Ce rapport, très médiatisé à chaque sortie, se fonde sur plusieurs points pour évaluer la réelle liberté de la presse. Cela va des atteintes aux journalistes, en passant par les lois entravant ou limitant la liberté de la presse.
D’autre part, le classement annuel des pays sur la liberté de la presse prend en compte dans sa notation (à la base du classement) non seulement l'action et les règlements imposés à la presse par les autorités officielles du pays, mais aussi :
- les moyens légaux et judiciaires pris pour défendre la liberté de la presse et punir dans des conditions équitables ceux qui y portent atteinte, ainsi que
- les conditions locales d'exercice de la liberté de la presse, qui peut être limitée du fait :
- de pressions subies sur les journalistes dans leurs fonctions dans ce pays, que ce soit officieusement par des représentants de l'autorité légale (qui disposent parfois d'une liberté complète et de la protection de leur hiérarchie), ou par les résidents de ce pays ou par des groupes insurgés ou criminels (les enlèvements crapuleux ou politiques par exemple), ou
- d’interdictions faites aux journalistes d'accéder ou d'exercer dans certaines zones soumises au secret, ou
- de limitations excessives dans le temps permettant le libre accès des journalistes et le recueil des témoignages, ou
- d’absence officielle de protection de la presse dans certaines zones publiques de non-droit où vivent pourtant des résidents du pays, ou
- de la sélection excessive et non représentative des journalistes en droit d'exercer dans ce pays, ou
- de l’imposition de taxes et contributions obligatoires excessives (ou inéquitables relativement aux autres activités commerciales ou publiques de ce pays), de nature à freiner l'activité ou la diffusion de la presse dans ce pays, ou
- de la confiscation ou la saisie des éléments d'enquêtes, de preuves ou de témoignages recueillis, ou
- des pressions exercées contre les témoins avant la collecte de témoignages sincères, ou
- de l’obligation faite aux journalistes de révéler les noms des témoins et autres sources d'informations, cette révélation pouvant les mettre en danger, ou
- de la non-protection ou la condamnation des témoins ayant confié des informations sincères à la presse, ou
- de la falsification non condamnée des communiqués officiels, de nature à porter préjudice à la sincérité des informations publiées, et portant gravement atteinte à l'image de la presse, et à l'exercice normal de la liberté publique d'opinion.

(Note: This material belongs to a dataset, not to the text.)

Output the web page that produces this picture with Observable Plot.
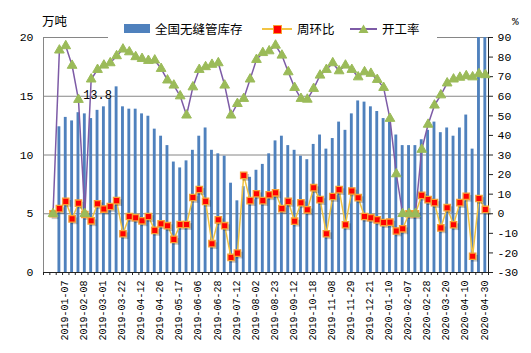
<!DOCTYPE html>
<html><head><meta charset="utf-8">
<script src="https://cdn.jsdelivr.net/npm/d3@7"></script>
<script src="https://cdn.jsdelivr.net/npm/@observablehq/plot@0.6"></script>
<style>
body{margin:0;background:#fff;}
#wrap{position:relative;width:531px;height:353px;overflow:hidden;background:#fff;font-family:"Noto Sans CJK SC",sans-serif;}
.a{position:absolute;}
.t{position:absolute;font-size:12.5px;line-height:16px;color:#000;white-space:nowrap;}
</style></head><body><div id="wrap"></div>
<script>
const dates = ["2018-12-14","2018-12-21","2018-12-28","2019-01-07","2019-01-18","2019-01-25","2019-02-08","2019-02-15","2019-02-22","2019-03-01",
"2019-03-08","2019-03-15","2019-03-22","2019-03-29","2019-04-04","2019-04-12","2019-04-17","2019-04-22","2019-04-26","2019-05-05",
"2019-05-10","2019-05-17","2019-05-24","2019-05-31","2019-06-06","2019-06-14","2019-06-21","2019-06-28","2019-07-03","2019-07-08",
"2019-07-12","2019-07-19","2019-07-26","2019-08-02","2019-08-09","2019-08-16","2019-08-23","2019-08-30","2019-09-06","2019-09-12",
"2019-09-20","2019-09-27","2019-10-18","2019-10-25","2019-11-01","2019-11-08","2019-11-15","2019-11-22","2019-11-29","2019-12-06",
"2019-12-13","2019-12-21","2019-12-27","2020-01-03","2020-01-10","2020-01-17","2020-01-23","2020-02-07","2020-02-14","2020-02-21",
"2020-02-28","2020-03-06","2020-03-13","2020-03-20","2020-03-27","2020-04-03","2020-04-10","2020-04-17","2020-04-24","2020-04-30"];

// 全国无缝管库存 (万吨)
const inventory = [null,null,12.4,13.2,12.9,13.6,13.5,13.1,13.8,14.1,
14.8,15.8,14.1,13.9,13.9,13.5,13.3,12.2,11.6,10.8,
9.4,8.9,9.5,10.4,11.6,12.3,10.4,10.1,9.9,7.6,
6.1,7.3,8.1,8.7,9.2,10.1,11.2,11.6,10.8,10.4,
9.9,9.6,10.9,11.7,10.5,11.4,12.8,12.1,13.5,14.6,
14.5,14.1,13.7,13.1,12.8,11.7,10.8,10.8,10.8,11.3,
12.1,12.8,11.9,12.3,11.6,12.3,13.4,10.5,24,24];

// 周环比 (%)
const weekChange = [null,0,2.6,6.3,-2.6,5.4,-0.4,-3.6,5.1,2.4,
3.7,6.7,-10.2,-1.4,-2.0,-3.6,-1.4,-8.5,-5.1,-6.1,
-13.1,-5.5,-5.5,8.3,12.4,6.3,-15.3,-3.1,-6.1,-22.3,
-20.1,19.6,6.7,10.2,6.7,9.7,10.7,2.6,6.3,-3.8,
5.6,2.0,13.3,7.2,-10.2,8.8,12.3,-5.6,11.6,8.2,
-1.4,-2.0,-3.1,-4.5,-4.3,-8.8,-7.7,0,0,9.4,
7.2,5.7,-7.2,3.1,-5.6,5.7,8.9,-21.7,7.8,2.2];

// 开工率 (%)
const utilization = [null,0,83.5,85.7,75.7,58.3,0,68.7,73.6,75.8,
77.0,80.6,84.0,82.6,80.1,79.2,78.2,78.4,74.1,68.2,
65.6,60.1,50.3,64.7,73.6,75.0,76.2,77.0,65.6,50.3,
56.2,58.8,68.7,78.7,82.2,83.1,86.0,80.9,72.4,64.4,
58.8,58.4,63.9,70.7,73.6,77.0,72.9,75.8,73.6,69.8,
72.4,71.6,68.5,64.4,48.6,20.3,0,0,0,32.8,
45.6,55.4,60.6,66.7,68.7,69.6,70.4,69.8,71.4,70.9];

const xTickLabels = ["2019-01-07","2019-02-08","2019-03-01","2019-03-22","2019-04-12","2019-04-26","2019-05-17","2019-06-06",
"2019-06-28","2019-07-12","2019-08-02","2019-08-23","2019-09-12","2019-10-18","2019-11-08","2019-11-29","2019-12-21",
"2020-01-10","2020-02-07","2020-02-28","2020-03-20","2020-04-10","2020-04-30"];
const leftTicks = [0,5,10,15,20];
const rightTicks = [-30,-20,-10,0,10,20,30,40,50,60,70,80,90];
const annotated = ["2019-02-22"];

const W = 531, H = 353, ml = 43, mr = 43, mt = 37, mb = 81;
const n = dates.length;
const step = (W - ml - mr) / n;
const toL = v => (v - rightTicks[0]) / (rightTicks[rightTicks.length-1] - rightTicks[0]) * leftTicks[leftTicks.length-1];

const rows = dates.map((d,i) => ({date:d, inv:inventory[i], wow:weekChange[i], rate:utilization[i]}));
const rowsInv = rows.filter(d => d.inv != null);
const rowsW = rows.filter(d => d.wow != null);
const rowsR = rows.filter(d => d.rate != null);

const numFont = "Liberation Mono, DejaVu Sans Mono, monospace";

const chart = Plot.plot({
  width: W, height: H,
  marginLeft: ml, marginRight: mr, marginTop: mt, marginBottom: mb,
  style: {fontFamily: numFont, fontSize: "11px", background: "transparent", overflow: "visible"},
  x: {type: "band", domain: dates, paddingInner: 0.55, paddingOuter: 0.275, round: false},
  y: {domain: [0, 20]},
  marks: [
    Plot.gridY(leftTicks.filter(v => v > 0), {stroke: "#868686", strokeOpacity: 1}),
    Plot.barY(rowsInv, {x: "date", y: "inv", fill: "#4F81BD", clip: true}),
    Plot.ruleX([dates[0]], {x: d => d, y1: 0, y2: 20, dx: -step/2, stroke: "#868686"}),
    Plot.ruleX([dates[n-1]], {x: d => d, y1: 0, y2: 20, dx: step/2, stroke: "#222"}),
    Plot.ruleY([0], {stroke: "#222"}),
    Plot.axisX(dates, {tickSize: 3, tickFormat: () => "", dx: -step/2, label: null, stroke: "#222"}),
    Plot.axisX([dates[n-1]], {tickSize: 3, tickFormat: () => "", dx: step/2, label: null, stroke: "#222"}),
    Plot.axisX(xTickLabels, {tickSize: 0, tickRotate: -90, tickPadding: 8, fontSize: 10, label: null, dx: -1}),
    Plot.axisY(leftTicks, {anchor: "left", tickSize: 0, tickPadding: 10, fontSize: 11.5, label: null}),
    Plot.axisY(rightTicks.map(toL), {anchor: "right", tickSize: 4, tickPadding: 5, fontSize: 11.5, label: null,
      tickFormat: v => String(Math.round(rightTicks[0] + v / leftTicks[leftTicks.length-1] * (rightTicks[rightTicks.length-1] - rightTicks[0]))), stroke: "#222"}),
    Plot.text(rowsInv.filter(d => annotated.includes(d.date)), {x: "date", y: "inv", text: d => d.inv.toFixed(1), dy: -15, fontSize: 12}),
    Plot.line(rowsW, {x: "date", y: d => toL(d.wow), stroke: "#F2C444", strokeWidth: 1.5}),
    Plot.dot(rowsW, {x: "date", y: d => toL(d.wow), symbol: "square", r: 3.8, fill: "#000", fillOpacity: 0.22, dx: 2, dy: 2}),
    Plot.dot(rowsW, {x: "date", y: d => toL(d.wow), symbol: "square", r: 3.6, fill: "#FF0000", stroke: "#F7A035", strokeWidth: 1.3}),
    Plot.line(rowsR, {x: "date", y: d => toL(d.rate), stroke: "#7D5BA6", strokeWidth: 1.5}),
    Plot.dot(rowsR, {x: "date", y: d => toL(d.rate), symbol: "triangle", r: 3.6, fill: "#9BBB59", stroke: "#9BBB59", strokeWidth: 1})
  ]
});
const wrap = document.getElementById("wrap");
chart.style.position = "absolute"; chart.style.left = "0"; chart.style.top = "0";
wrap.appendChild(chart);

function add(html){ wrap.insertAdjacentHTML("beforeend", html); }
add('<div class="t" style="left:42px;top:13px;">万吨</div>');
add('<div class="t" style="left:512px;top:14px;font-family:Liberation Mono,monospace;font-size:11px;">%</div>');
add('<div class="a" style="left:108px;top:19px;width:329px;height:20px;background:#fff;"></div>');
add('<div class="a" style="left:124px;top:24px;width:26px;height:9px;background:#4F81BD;"></div>');
add('<div class="t" style="left:155px;top:21px;">全国无缝管库存</div>');
add('<div class="a" style="left:262px;top:28px;width:30px;height:2px;background:#F2C444;"></div>');
add('<div class="a" style="left:273px;top:25px;width:9px;height:9px;box-sizing:border-box;background:#FF0000;border:1.5px solid #F7A035;"></div>');
add('<div class="t" style="left:297px;top:21px;">周环比</div>');
add('<div class="a" style="left:350px;top:28px;width:27px;height:2px;background:#7D5BA6;"></div>');
add('<svg class="a" style="left:358px;top:24px;" width="11" height="10"><polygon points="5.5,0.5 10.5,9 0.5,9" fill="#9BBB59"/></svg>');
add('<div class="t" style="left:382px;top:21px;">开工率</div>');
</script></body></html>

- Enfin, RSF note les conditions de liberté d'accès aux informations par les résidents de ce pays, qui peuvent être entravées par la falsification, la censure, le brouillage ou le blocage technique des sources d’informations, y compris leurs moyens de diffusion et supports (par exemple l’interception du courrier et de la presse étrangère, la confiscation ou la destruction des supports d’information, le filtrage du téléphone et des télécopies, et le filtrage sur Internet).